萩原日本って、臼井さんみたいな職人さんがたくさんいらっしゃって、技術がすごく細かくて、上手にできるというイメージがあるんです。だから、義足だって諸外国なんかよりもよほど優れているんじゃないかな、って勝手に考えていました。

臼井スポーツに関しては、違いますよ。車椅子とかだと、障害者スポーツ=車椅子ってすごくわかりやすいじゃないですか。そういう認識なら30年前でもあったと思いますけどね。

萩原臼井さんの存在が、パラリンピックの常識、皆さんのパラリンピックに対する意識をすごく変えたんだ、って私自身は思っているんです。

臼井ありがとうございます。でも、まだまだ過渡期ですね。一昨年、ロンドンに行った義足の選手は7人いましたけれど、ほとんどはウチの関係です。ということは、他の地域からは選手が出ていない、ということを意味します。

萩原それはなぜですか?

臼井義足を作ってくれて、サポートしてくれて、練習方法を教えてくれて、練習する場所を確保してくれる、それらすべてを安定的にサポートしてくれる人たちがいないからです。

萩原私は日本水泳連盟の仕事で、水泳のパラリンピアンのほうも関係しているんですが、2020年の東京が決まって以降、みんなすごく張り切っています。そういった意味では、陸上も、義足の選手だって、もっともっと増やしていきたいですよね。

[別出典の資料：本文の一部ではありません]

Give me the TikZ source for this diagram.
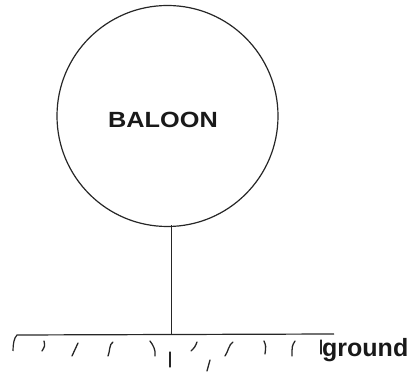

臼井そうですね。最近三重県の整形外科医の先生が中心になって、三重とか、愛知とか、岐阜の辺りの人を集めて、活動を始めていたりはします。最初はうちのチームに勉強に来て、やり方、エッセンスを持って帰ってもらって。もう1年ちょっと続いてますから、次第にサテライトのような存在はできてきました。